● **Written request**
Pictures in the entries below are to be left out; otherwise, reproduce exactly the lines from the first through the line containing "const valueLabels = ['8.7%', '21.3%', '15.9%', '54.1%'];".

● **The data**

= = =

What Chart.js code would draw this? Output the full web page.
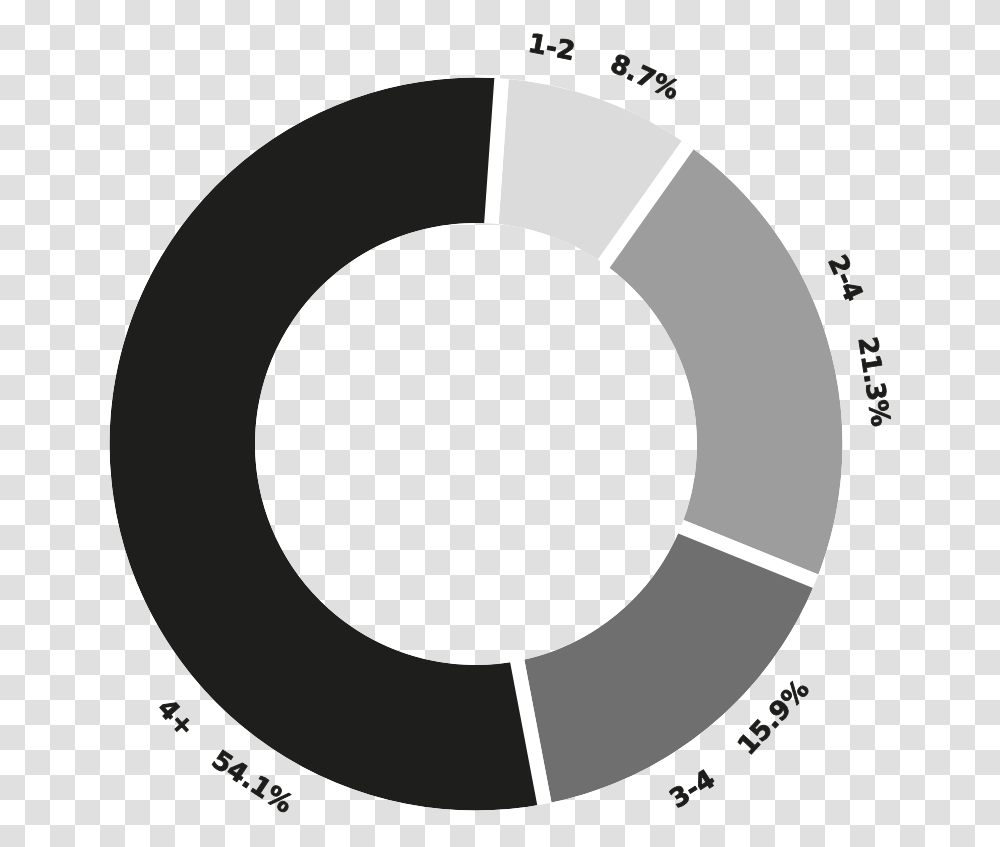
<!DOCTYPE html>
<html>
<head>
<meta charset="utf-8">
<script src="https://cdn.jsdelivr.net/npm/chart.js@4/dist/chart.umd.min.js"></script>
<style>
html, body { margin: 0; padding: 0; }
body {
  width: 1000px; height: 847px; overflow: hidden;
  background-color: #ffffff;
  background-image: conic-gradient(#e0e0e0 0 25%, #ffffff 0 50%, #e0e0e0 0 75%, #ffffff 0);
  background-size: 50px 50px;
}
#wrap { position: relative; width: 1000px; height: 847px; }
</style>
</head>
<body>
<div id="wrap"><canvas id="c"></canvas></div>
<script>
// ---- data ----
const categories = ['1-2', '2-4', '3-4', '4+'];
const shares = [8.7, 21.3, 15.9, 54.1];
const valueLabels = ['8.7%', '21.3%', '15.9%', '54.1%'];

// ---- styles / layout (kept apart from the data) ----
const sliceColors = ['#dbdbdb', '#9d9d9d', '#6f6f6f', '#1e1e1c'];
const OUTER = 366.5;      // visible outer radius (px)
const INNER = 221;        // visible inner radius (px)
const GAP = 14.5;         // white gap between slices (px)
const labelLayout = [     // angle from 12 o'clock (deg, clockwise) and distance from centre
  { cat: { a: 10.8,  r: 402 }, val: { a: 24.7,  r: 402 } },
  { cat: { a: 65.8,  r: 403 }, val: { a: 81.1,  r: 401 } },
  { cat: { a: 147.9, r: 409 }, val: { a: 132.6, r: 406 } },
  { cat: { a: 227.6, r: 408 }, val: { a: 213.5, r: 407 } }
];

const trimAndLabel = {
  id: 'trimAndLabel',
  afterDatasetsDraw(chart) {
    const arc = chart.getDatasetMeta(0).data[0];
    const p = arc.getProps(['x', 'y', 'outerRadius', 'innerRadius'], true);
    const ctx = chart.ctx;
    const W = chart.width, H = chart.height;
    // remove the white halo of the slice borders outside the ring
    ctx.save();
    ctx.beginPath();
    ctx.rect(0, 0, W, H);
    ctx.arc(p.x, p.y, p.outerRadius - GAP / 2, 0, Math.PI * 2);
    ctx.clip('evenodd');
    ctx.clearRect(0, 0, W, H);
    ctx.restore();
    // and inside the hole
    ctx.save();
    ctx.beginPath();
    ctx.arc(p.x, p.y, p.innerRadius + GAP / 2, 0, Math.PI * 2);
    ctx.clip();
    ctx.clearRect(0, 0, W, H);
    ctx.restore();
  },
  afterDraw(chart) {
    const arc = chart.getDatasetMeta(0).data[0];
    const cx = arc.x, cy = arc.y;
    const ctx = chart.ctx;
    ctx.save();
    ctx.font = 'bold 26px "DejaVu Sans"';
    ctx.fillStyle = '#1d1d1b';
    ctx.strokeStyle = '#1d1d1b';
    ctx.lineWidth = 0.9;
    ctx.lineJoin = 'round';
    ctx.textAlign = 'center';
    ctx.textBaseline = 'middle';
    const put = (text, pos) => {
      const t = pos.a * Math.PI / 180;
      const x = cx + pos.r * Math.sin(t);
      const y = cy - pos.r * Math.cos(t);
      const rot = (pos.a > 100 && pos.a < 260) ? pos.a - 180 : pos.a;
      ctx.save();
      ctx.translate(x, y);
      ctx.rotate(rot * Math.PI / 180);
      ctx.fillText(text, 0, 0);
      ctx.strokeText(text, 0, 0);
      ctx.restore();
    };
    categories.forEach((c, i) => {
      put(c, labelLayout[i].cat);
      put(valueLabels[i], labelLayout[i].val);
    });
    ctx.restore();
  }
};

new Chart(document.getElementById('c'), {
  type: 'doughnut',
  data: {
    labels: categories,
    datasets: [{
      data: shares,
      backgroundColor: sliceColors,
      borderColor: '#ffffff',
      borderWidth: GAP,
      hoverOffset: 0
    }]
  },
  options: {
    responsive: true,
    maintainAspectRatio: false,
    animation: false,
    events: [],
    rotation: 4,
    radius: OUTER + GAP / 2,
    cutout: ((INNER - GAP / 2) / (OUTER + GAP / 2) * 100) + '%',
    layout: { padding: { left: 0, right: 48, top: 41, bottom: 0 } },
    plugins: { legend: { display: false }, tooltip: { enabled: false } }
  },
  plugins: [trimAndLabel]
});
</script>
</body>
</html>
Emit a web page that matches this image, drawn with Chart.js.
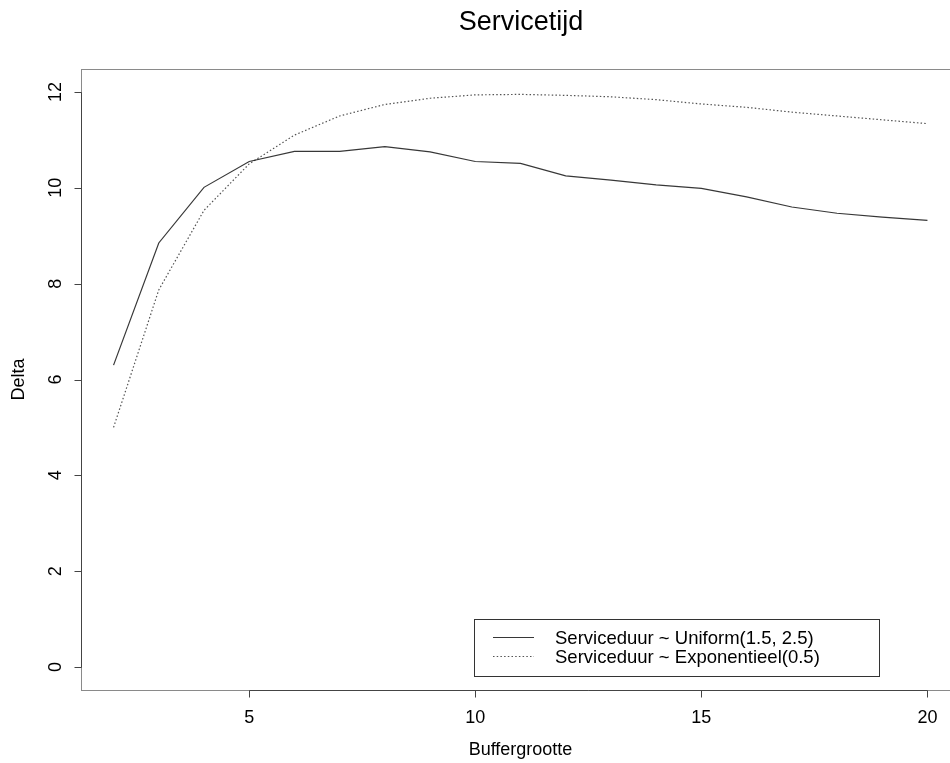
<!DOCTYPE html>
<html>
<head>
<meta charset="utf-8">
<title>Servicetijd</title>
<script src="https://cdn.jsdelivr.net/npm/chart.js@4.4.1/dist/chart.umd.min.js"></script>
<style>
  html, body { margin: 0; padding: 0; background: #fff; overflow: hidden; }
  #wrap { width: 975px; height: 763px; }
</style>
</head>
<body>
<div id="wrap"><canvas id="myChart"></canvas></div>
<script>
// buffer sizes and the mean delta for both service-time distributions
const bufferSizes = [2, 3, 4, 5, 6, 7, 8, 9, 10, 11, 12, 13, 14, 15, 16, 17, 18, 19, 20]
const uniformDelta = [6.30, 8.85, 10.01, 10.55, 10.76, 10.76, 10.86, 10.75, 10.55, 10.51, 10.25, 10.16, 10.06, 9.99, 9.81, 9.60, 9.47, 9.39, 9.32]
const expDelta = [5.00, 7.87, 9.53, 10.50, 11.10, 11.50, 11.74, 11.87, 11.94, 11.95, 11.93, 11.90, 11.84, 11.75, 11.68, 11.58, 11.50, 11.42, 11.34]

const xTicks = [5, 10, 15, 20]
const yTicks = [0, 2, 4, 6, 8, 10, 12]

const titleText = "Servicetijd"
const xTitle = "Buffergrootte"
const yTitle = "Delta"
const seriesLabels = ["Serviceduur ~ Uniform(1.5, 2.5)", "Serviceduur ~ Exponentieel(0.5)"]

const FONT = '"Liberation Sans", Arial, Helvetica, sans-serif'

const toPoints = ys => bufferSizes.map((x, i) => ({ x, y: ys[i] }))

// axes, box, titles and legend drawn by hand (R base-graphics look)
const rAxes = {
  id: 'rAxes',
  afterDraw(chart) {
    const { ctx, chartArea: a, scales: { x, y } } = chart
    ctx.save()

    // plot box
    ctx.strokeStyle = '#8a8a8a'
    ctx.lineWidth = 1
    ctx.strokeRect(a.left + 0.5, a.top + 0.5, a.right - a.left, a.bottom - a.top)

    ctx.strokeStyle = '#444'
    ctx.fillStyle = '#000'
    ctx.font = '18px ' + FONT

    // x axis
    const x0 = Math.round(x.getPixelForValue(xTicks[0])) + 0.5
    const x1 = Math.round(x.getPixelForValue(xTicks[xTicks.length - 1])) + 0.5
    const by = Math.round(a.bottom) + 0.5
    ctx.beginPath()
    ctx.moveTo(x0, by); ctx.lineTo(x1, by)
    xTicks.forEach(t => {
      const px = Math.round(x.getPixelForValue(t)) + 0.5
      ctx.moveTo(px, by); ctx.lineTo(px, by + 7)
    })
    ctx.stroke()
    ctx.textAlign = 'center'
    ctx.textBaseline = 'middle'
    xTicks.forEach(t => ctx.fillText(String(t), x.getPixelForValue(t), 718))

    // y axis
    const lx = Math.round(a.left) + 0.5
    const y0 = Math.round(y.getPixelForValue(yTicks[0])) + 0.5
    const y1 = Math.round(y.getPixelForValue(yTicks[yTicks.length - 1])) + 0.5
    ctx.beginPath()
    ctx.moveTo(lx, y0); ctx.lineTo(lx, y1)
    yTicks.forEach(t => {
      const py = Math.round(y.getPixelForValue(t)) + 0.5
      ctx.moveTo(lx, py); ctx.lineTo(lx - 7, py)
    })
    ctx.stroke()
    yTicks.forEach(t => {
      ctx.save()
      ctx.translate(56, y.getPixelForValue(t))
      ctx.rotate(-Math.PI / 2)
      ctx.fillText(String(t), 0, 0)
      ctx.restore()
    })

    // axis titles
    ctx.fillText(xTitle, (a.left + a.right) / 2, 750)
    ctx.save()
    ctx.translate(19, (a.top + a.bottom) / 2)
    ctx.rotate(-Math.PI / 2)
    ctx.fillText(yTitle, 0, 0)
    ctx.restore()

    // main title
    ctx.font = '27px ' + FONT
    ctx.textBaseline = 'alphabetic'
    ctx.fillText(titleText, 521, 30)

    // legend
    const lg = { left: 474.5, top: 619.5, w: 405, h: 57 }
    ctx.strokeStyle = '#333'
    ctx.lineWidth = 1
    ctx.strokeRect(lg.left, lg.top, lg.w, lg.h)
    ctx.font = '18.5px ' + FONT
    ctx.textAlign = 'left'
    const rows = [637.5, 656.5]
    chart.data.datasets.forEach((ds, i) => {
      ctx.save()
      ctx.strokeStyle = ds.borderColor
      ctx.lineWidth = ds.borderWidth
      ctx.setLineDash(ds.borderDash || [])
      ctx.beginPath()
      ctx.moveTo(493, rows[i]); ctx.lineTo(534, rows[i])
      ctx.stroke()
      ctx.restore()
      ctx.fillText(ds.label, 555, rows[i] + 6.5)
    })

    ctx.restore()
  }
}

const ctx = document.getElementById('myChart').getContext('2d')

new Chart(ctx, {
  type: 'line',
  data: {
    datasets: [
      {
        label: seriesLabels[0],
        data: toPoints(uniformDelta),
        borderColor: 'rgba(20,20,20,0.85)',
        borderWidth: 1.2,
        pointRadius: 0,
        tension: 0
      },
      {
        label: seriesLabels[1],
        data: toPoints(expDelta),
        borderColor: 'rgba(40,40,40,0.8)',
        borderWidth: 1.2,
        borderDash: [1.5, 2.2],
        pointRadius: 0,
        tension: 0
      }
    ]
  },
  options: {
    responsive: true,
    maintainAspectRatio: false,
    animation: false,
    layout: {
      padding: { left: 81, top: 69, right: 15, bottom: 73 }
    },
    plugins: {
      legend: { display: false },
      tooltip: { enabled: false },
      title: { display: false }
    },
    scales: {
      x: { type: 'linear', display: false, min: 1.28, max: 20.72 },
      y: { type: 'linear', display: false, min: -0.48, max: 12.48 }
    }
  },
  plugins: [rAxes]
})
</script>
</body>
</html>
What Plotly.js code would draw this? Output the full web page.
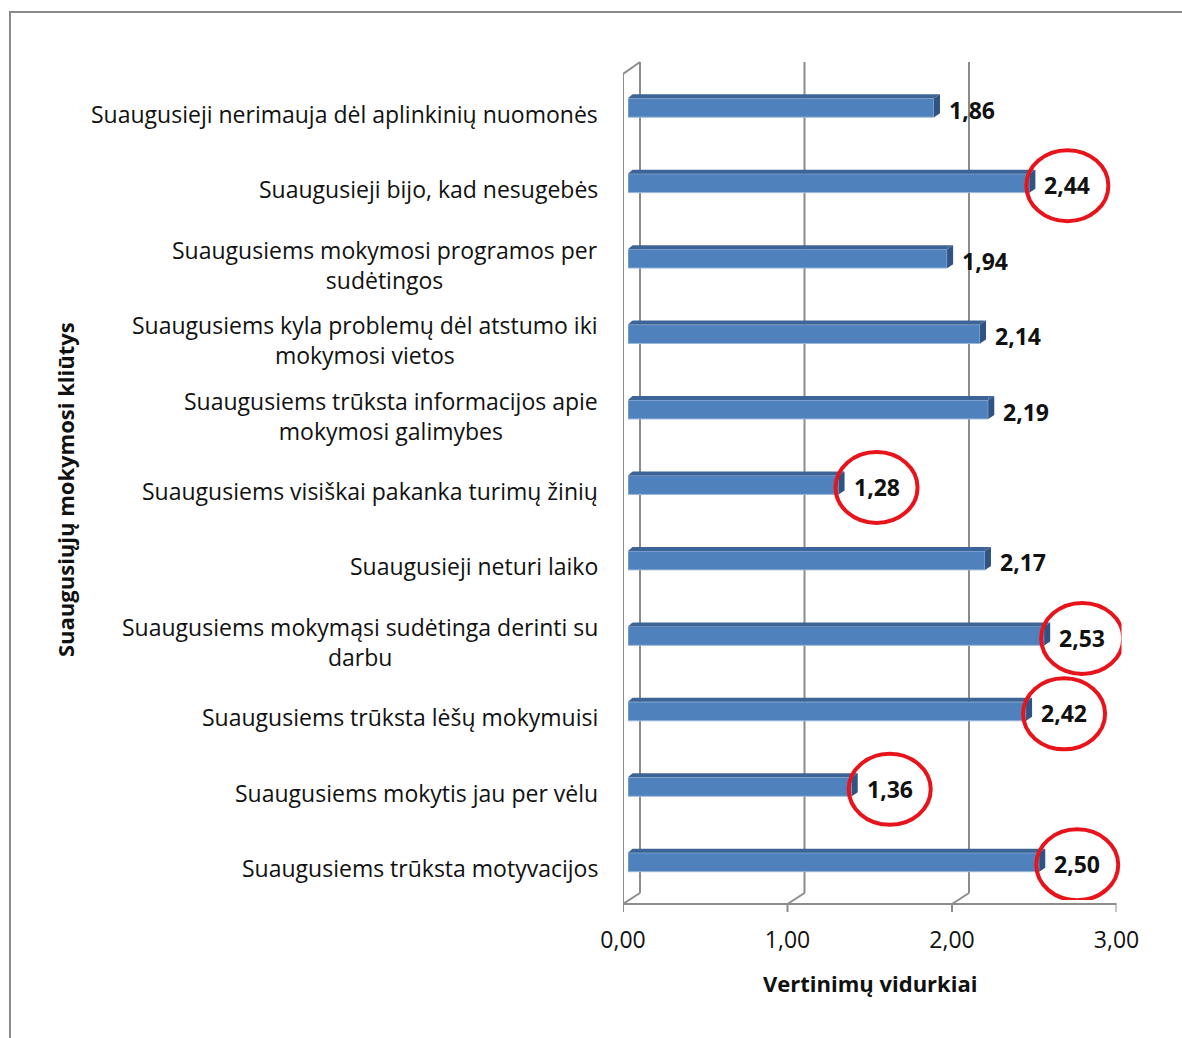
<!DOCTYPE html>
<html>
<head>
<meta charset="utf-8">
<script src="https://cdn.plot.ly/plotly-3.0.1.min.js"></script>
<style>
  html, body { margin: 0; padding: 0; background: #fff; overflow: hidden; }
  #plot { position: absolute; left: 0; top: 0; width: 1182px; height: 1038px; }
  #frame {
    position: absolute; left: 9px; top: 11px; width: 1300px; height: 1200px;
    border-top: 2px solid #8a8a8a; border-left: 2px solid #8a8a8a;
    pointer-events: none;
  }
</style>
</head>
<body>
<div id="plot"></div>
<div id="frame"></div>
<script>
// Survey categories, top to bottom as in the chart
const categories = [
    'Suaugusieji nerimauja dėl aplinkinių nuomonės',
    'Suaugusieji bijo, kad nesugebės',
    'Suaugusiems mokymosi programos per<br>sudėtingos',
    'Suaugusiems kyla problemų dėl atstumo iki<br>mokymosi vietos',
    'Suaugusiems trūksta informacijos apie<br>mokymosi galimybes',
    'Suaugusiems visiškai pakanka turimų žinių',
    'Suaugusieji neturi laiko',
    'Suaugusiems mokymąsi sudėtinga derinti su<br>darbu',
    'Suaugusiems trūksta lėšų mokymuisi',
    'Suaugusiems mokytis jau per vėlu',
    'Suaugusiems trūksta motyvacijos'
];

// Average ratings
const values = [1.86, 2.44, 1.94, 2.14, 2.19, 1.28, 2.17, 2.53, 2.42, 1.36, 2.50];

// Which values are circled in red
const highlighted = [false, true, false, false, false, true, false, true, true, true, true];

const tickValues = [0, 1, 2, 3];
const tickLabels = ['0,00', '1,00', '2,00', '3,00'];

const xTitle = 'Vertinimų vidurkiai';
const yTitle = 'Suaugusiųjų mokymosi kliūtys';

// Styling
const FONT = 'Open Sans, Liberation Sans, sans-serif';
const TEXT = '#111111';
const WALL = '#8c8c8c';
const FRONT = '#4f81bd';
const TOP = '#3c6496';
const SIDE = '#2f5383';
const RED = '#e8141c';
const DEPTH_X = 17;   // back wall offset in px
const DEPTH_Y = 11;
const HALF = 9.5;     // half bar thickness in px

const fmt = v => v.toFixed(2).replace('.', ',');

const barTrace = {
    type: 'bar',
    orientation: 'h',
    x: values,
    y: categories,
    xaxis: 'x2',
    yaxis: 'y',
    width: 0.25,
    marker: { color: FRONT, line: { color: '#9ab6da', width: 1 } },
    hoverinfo: 'skip'
};

const shapes = [];

// back wall gridlines + floor diagonals + front ticks
tickValues.forEach(v => {
    shapes.push({
        type: 'line', xref: 'x', xsizemode: 'pixel', xanchor: v, x0: DEPTH_X, x1: DEPTH_X,
        yref: 'paper', ysizemode: 'pixel', yanchor: 0, y0: 7, y1: 838,
        line: { color: WALL, width: 2 }, layer: 'below'
    });
    shapes.push({
        type: 'line', xref: 'x', xsizemode: 'pixel', xanchor: v, x0: 0, x1: DEPTH_X,
        yref: 'paper', ysizemode: 'pixel', yanchor: 0, y0: -4, y1: -4 + DEPTH_Y,
        line: { color: WALL, width: 2 }, layer: 'below'
    });
    shapes.push({
        type: 'line', xref: 'x', xsizemode: 'pixel', xanchor: v, x0: 0, x1: 0,
        yref: 'paper', ysizemode: 'pixel', yanchor: 0, y0: -4, y1: -12,
        line: { color: WALL, width: 2 }, layer: 'below'
    });
});
// floor front edge
shapes.push({
    type: 'line', xref: 'x', x0: 0, x1: 3,
    yref: 'paper', ysizemode: 'pixel', yanchor: 0, y0: -4, y1: -4,
    line: { color: WALL, width: 2 }, layer: 'below'
});
// left wall front edge and top
shapes.push({
    type: 'line', xref: 'x', xsizemode: 'pixel', xanchor: 0, x0: 0, x1: 0,
    yref: 'paper', ysizemode: 'pixel', yanchor: 0, y0: -4, y1: 826,
    line: { color: WALL, width: 2 }, layer: 'below'
});
shapes.push({
    type: 'line', xref: 'x', xsizemode: 'pixel', xanchor: 0, x0: 0, x1: DEPTH_X,
    yref: 'paper', ysizemode: 'pixel', yanchor: 0, y0: 826, y1: 838,
    line: { color: WALL, width: 2 }, layer: 'below'
});

// 3D faces of the bars
categories.forEach((c, i) => {
    const v = values[i];
    shapes.push({
        type: 'rect', xref: 'x2', x0: 0, x1: v,
        yref: 'y', ysizemode: 'pixel', yanchor: c, y0: HALF, y1: HALF + 4,
        fillcolor: TOP, line: { width: 0 }, layer: 'above'
    });
    shapes.push({
        type: 'path', xref: 'x2', xsizemode: 'pixel', xanchor: 0,
        yref: 'y', ysizemode: 'pixel', yanchor: c,
        path: `M0,${HALF} L0,${HALF + 4.5} L5,${HALF + 4.5} Z`,
        fillcolor: '#ffffff', line: { width: 0 }, layer: 'above'
    });
    shapes.push({
        type: 'path', xref: 'x2', xsizemode: 'pixel', xanchor: v,
        yref: 'y', ysizemode: 'pixel', yanchor: c,
        path: `M0,${HALF} L6,${HALF + 4} L0,${HALF + 4} Z`,
        fillcolor: TOP, line: { width: 0 }, layer: 'above'
    });
    shapes.push({
        type: 'path', xref: 'x2', xsizemode: 'pixel', xanchor: v,
        yref: 'y', ysizemode: 'pixel', yanchor: c,
        path: `M0,${-HALF} L0,${HALF} L6,${HALF + 4} L6,${-HALF + 4} Z`,
        fillcolor: SIDE, line: { width: 0 }, layer: 'above'
    });
    if (highlighted[i]) {
        shapes.push({
            type: 'circle', xref: 'x2', xsizemode: 'pixel', xanchor: v, x0: -3, x1: 79,
            yref: 'y', ysizemode: 'pixel', yanchor: c, y0: -38, y1: 33,
            line: { color: RED, width: 4 }, layer: 'above'
        });
    }
});

const annotations = [];
// category labels
categories.forEach(c => {
    annotations.push({
        xref: 'paper', x: 0, xshift: 0, xanchor: 'right',
        yref: 'y', y: c, yshift: -6, yanchor: 'middle', align: 'center',
        text: c, showarrow: false,
        font: { family: FONT, size: 23, color: TEXT }
    });
});
// value labels
categories.forEach((c, i) => {
    annotations.push({
        xref: 'x2', x: values[i], xshift: 13, xanchor: 'left',
        yref: 'y', y: c, yshift: -2, yanchor: 'middle',
        text: '<b>' + fmt(values[i]) + '</b>', showarrow: false,
        font: { family: FONT, size: 23, color: TEXT }
    });
});
// axis titles
annotations.push({
    xref: 'paper', x: 0, xshift: -535, xanchor: 'center',
    yref: 'paper', y: 0.5, yshift: -5, yanchor: 'middle',
    textangle: -90, text: '<b>' + yTitle + '</b>', showarrow: false,
    font: { family: FONT, size: 22, color: TEXT }
});
annotations.push({
    xref: 'x', x: 1.5, xanchor: 'center',
    yref: 'paper', y: 0, yshift: -83, yanchor: 'middle',
    text: '<b>' + xTitle + '</b>', showarrow: false,
    font: { family: FONT, size: 22, color: TEXT }
});

const layout = {
    width: 1182,
    height: 1038,
    margin: { l: 600, r: 40, t: 70, b: 138 },
    paper_bgcolor: '#ffffff',
    plot_bgcolor: 'rgba(0,0,0,0)',
    showlegend: false,
    font: { family: FONT, color: TEXT },
    xaxis: {
        domain: [23 / 542, 516.5 / 542],
        range: [0, 3],
        anchor: 'y',
        tickvals: tickValues,
        ticktext: tickLabels,
        ticks: '',
        ticklabelstandoff: 24,
        tickfont: { family: FONT, size: 23, color: TEXT },
        showgrid: false,
        zeroline: false,
        showline: false,
        fixedrange: true
    },
    xaxis2: {
        domain: [28 / 542, 521.5 / 542],
        range: [0, 3],
        anchor: 'y',
        showticklabels: false,
        ticks: '',
        showgrid: false,
        zeroline: false,
        showline: false,
        fixedrange: true
    },
    yaxis: {
        type: 'category',
        categoryorder: 'array',
        categoryarray: categories,
        range: [10.5, -0.5],
        anchor: 'x',
        showticklabels: false,
        ticks: '',
        showgrid: false,
        zeroline: false,
        showline: false,
        fixedrange: true
    },
    shapes: shapes,
    annotations: annotations
};

Plotly.newPlot('plot', [barTrace], layout, { staticPlot: true });
</script>
</body>
</html>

= = =

● **Answer to the task**
What Chart.js code would draw this? Output the full web page.
<!DOCTYPE html>
<html>
<head>
<meta charset="utf-8">
<script src="https://cdn.jsdelivr.net/npm/chart.js@4/dist/chart.umd.min.js"></script>
<style>
html, body { margin: 0; padding: 0; }
body {
  width: 1000px; height: 847px; overflow: hidden;
  background-color: #ffffff;
  background-image: conic-gradient(#e0e0e0 0 25%, #ffffff 0 50%, #e0e0e0 0 75%, #ffffff 0);
  background-size: 50px 50px;
}
#wrap { position: relative; width: 1000px; height: 847px; }
</style>
</head>
<body>
<div id="wrap"><canvas id="c"></canvas></div>
<script>
// ---- data ----
const categories = ['1-2', '2-4', '3-4', '4+'];
const shares = [8.7, 21.3, 15.9, 54.1];
const valueLabels = ['8.7%', '21.3%', '15.9%', '54.1%'];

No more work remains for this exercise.